AIM OF THE TASK>
Take the material below and retype it in full; pictures are left out.

- - - - - - -

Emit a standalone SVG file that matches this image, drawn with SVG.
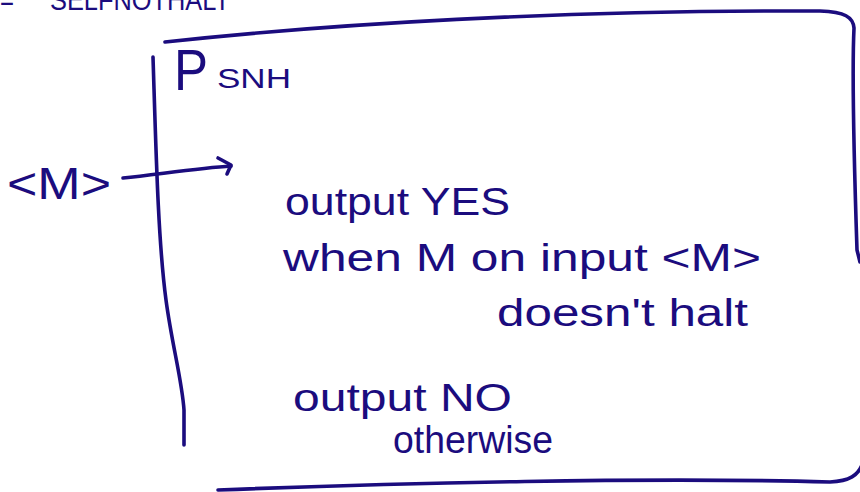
<svg xmlns="http://www.w3.org/2000/svg" width="860" height="492" viewBox="0 0 860 492">
<style>
.ink{fill:none;stroke:#1b0c7e;stroke-width:3.6;stroke-linecap:round;stroke-linejoin:round}
.t{fill:#1b0c7e;font-family:"Liberation Sans","DejaVu Sans",sans-serif}
.body{font-size:38px}
</style>
<rect width="860" height="492" fill="#ffffff"/>
<g id="caption">
<text class="t" x="0" y="10" font-size="30" textLength="14" lengthAdjust="spacingAndGlyphs">=</text>
<text class="t" x="50" y="10" font-size="30" textLength="180" lengthAdjust="spacingAndGlyphs">SELFNOTHALT</text>
</g>
<g id="machine-box">
<path class="ink" d="M165,42 C330,24 560,10 820,11 C845,12 853,17 854,28 C852,70 854,160 857,250 L860,262"/>
<path class="ink" d="M153,57 C156,150 158,240 166,300 C172,345 182,380 184,410 L184,445"/>
<path class="ink" d="M218,490 C400,483 650,477 830,482 C850,481 858,475 862,465"/>
<text class="t" x="174" y="90" font-size="58" textLength="34" lengthAdjust="spacingAndGlyphs">P</text>
<text class="t" x="217" y="88" font-size="28" textLength="74" lengthAdjust="spacingAndGlyphs">SNH</text>
</g>
<g id="input-label">
<text class="t" x="7" y="199" font-size="44" textLength="104" lengthAdjust="spacingAndGlyphs">&lt;M&gt;</text>
</g>
<g id="connectors">
<path class="ink" d="M123,178 C160,174 200,168 231,166"/>
<path class="ink" d="M218,158 L231,165 L227,174"/>
</g>
<g id="logic-text">
<text class="t body" x="285" y="215" textLength="225" lengthAdjust="spacingAndGlyphs">output YES</text>
<text class="t body" x="283" y="271" textLength="478" lengthAdjust="spacingAndGlyphs">when M on input &lt;M&gt;</text>
<text class="t body" x="497" y="326" textLength="251" lengthAdjust="spacingAndGlyphs">doesn't halt</text>
<text class="t body" x="293" y="411" textLength="219" lengthAdjust="spacingAndGlyphs">output NO</text>
<text class="t body" x="393" y="453" textLength="160" lengthAdjust="spacingAndGlyphs">otherwise</text>
</g>
</svg>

- - - - - - -

TASK RESPONSE>
Emit a standalone SVG file that matches this image, drawn with SVG.
<svg xmlns="http://www.w3.org/2000/svg" width="860" height="492" viewBox="0 0 860 492">
<style>
.ink{fill:none;stroke:#1b0c7e;stroke-width:3.6;stroke-linecap:round;stroke-linejoin:round}
.t{fill:#1b0c7e;font-family:"Liberation Sans","DejaVu Sans",sans-serif}
.body{font-size:38px}
</style>
<rect width="860" height="492" fill="#ffffff"/>
<g id="caption">
<text class="t" x="0" y="10" font-size="30" textLength="14" lengthAdjust="spacingAndGlyphs">=</text>
<text class="t" x="50" y="10" font-size="30" textLength="180" lengthAdjust="spacingAndGlyphs">SELFNOTHALT</text>
</g>
<g id="machine-box">
<path class="ink" d="M165,42 C330,24 560,10 820,11 C845,12 853,17 854,28 C852,70 854,160 857,250 L860,262"/>
<path class="ink" d="M153,57 C156,150 158,240 166,300 C172,345 182,380 184,410 L184,445"/>
<path class="ink" d="M218,490 C400,483 650,477 830,482 C850,481 858,475 862,465"/>
<text class="t" x="174" y="90" font-size="58" textLength="34" lengthAdjust="spacingAndGlyphs">P</text>
<text class="t" x="217" y="88" font-size="28" textLength="74" lengthAdjust="spacingAndGlyphs">SNH</text>
</g>
<g id="input-label">
<text class="t" x="7" y="199" font-size="44" textLength="104" lengthAdjust="spacingAndGlyphs">&lt;M&gt;</text>
</g>
<g id="connectors">
<path class="ink" d="M123,178 C160,174 200,168 231,166"/>
<path class="ink" d="M218,158 L231,165 L227,174"/>
</g>
<g id="logic-text">
<text class="t body" x="285" y="215" textLength="225" lengthAdjust="spacingAndGlyphs">output YES</text>
<text class="t body" x="283" y="271" textLength="478" lengthAdjust="spacingAndGlyphs">when M on input &lt;M&gt;</text>
<text class="t body" x="497" y="326" textLength="251" lengthAdjust="spacingAndGlyphs">doesn't halt</text>
<text class="t body" x="293" y="411" textLength="219" lengthAdjust="spacingAndGlyphs">output NO</text>
<text class="t body" x="393" y="453" textLength="160" lengthAdjust="spacingAndGlyphs">otherwise</text>
</g>
</svg>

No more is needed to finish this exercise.